Sunday, 4 October 2015

Tropical Ile St. Marie

There is no doubt now that we are in Africa .... though please don't tell the locals that !  They are proudly Madagascan, proud also of their cultural heritage, which is a mix of Borneo (Austronesian) peoples and Bantu immigrants from Africa.  Add a little blood from European slavers, pirates and Arab traders and you arrive at today's "Malagasy" people.  Here on Ile St. Marie the pirates contribution is perhaps more substantial....

Outside the towns people are mainly subsistence farmers, except where they find work in tourism.  A young restaurant waitress might earn $1.50 per day here - good money by national standards.  Most families have livestock and vegetable gardens, we saw chickens, ducks, geese, goats, sheep and many Zebu cattle.

Touring the island by motorcycle, we found a very young population - half of them seemed under 25 years.  Children are everywhere, rolling old bicycle wheels along the roads or doing the serious job of collecting water from community wells.

We met Sylvio, a local school teacher, who while still studying at University on the main island, spends his vacation time here in Ambidofotatra teaching English and sport.  Sylvio took us to his home - a spotless but basic shack not far out of town.  He (and his students) were very keen to practice their English language skills.  This proved challenging when mixing with the cruising sailors - Aussie accents were mixed in with Irish, American and German / French versions of the language.  

Visiting a local cemetery reveals another fact about local life - many children do not make it to adulthood.  Children's graves are everywhere.  While access to health care is improving, and the Government spends almost 15% of its budget on health, the standard of care and access for the wider community is still quite low.

Coiffure Anyone?
For tourists and travelers, if you need serious medical treatment the rule is to fly out to to South Africa.  One sailing friend received a very deep laceration on his lower leg, and was immediately repatriated to Johannesburg.  Of course repatriation can take time - flights and ferries are often cancelled, and the road system is (at best) dreadful - it can take days to cover just a few hundred kilometers.
Phone Doctor

Another boat crew member flew in from South Africa, but found the local connecting flights were cancelled - it took four days for them to connect with the yacht via rented taxis and small ferries.

In the towns and villages the standards of living and construction are on the improve, development is happening and we are optimistic about the future for this beautiful place.

The lifestyle is certainly relaxed - everything shuts down at noon and many stores and banks don't reopen until 3:00pm.  Curiously, even the ATM machines need a long three hour snooze at midday.

Tourism is making a positive contribution - the people are happy and well sustained.  More than half the population is Christian, with the balance following traditional animist or Islamic cultures.

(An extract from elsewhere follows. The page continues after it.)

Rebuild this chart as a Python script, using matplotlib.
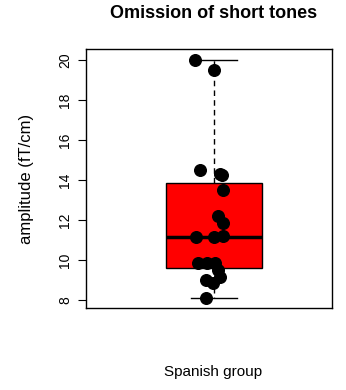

We re-fueled Crystal Blues using our jerry cans and a hand trolley.  Standing in a crush of people at the gas station was a funny experience - people jostling for position, but in a good natured way, always with a smile.  Most were happy to recognise us as visitors and showed unusual courtesy.  I actually think they take pity on us as we don't speak French or Malagasy.  Of course you couldn't get diesel (or gasoline) every day - the pumps frequently ran dry, and the in-ground tanks were refilled manually from 44gallon drums barged across from the mainland.

From here we will move north up the coast of Madagascar and then around the northern cape to the sheltered west coast.  There are many other cruising boats on this same route, and we expect to meet with several friends when we arrive on the other side.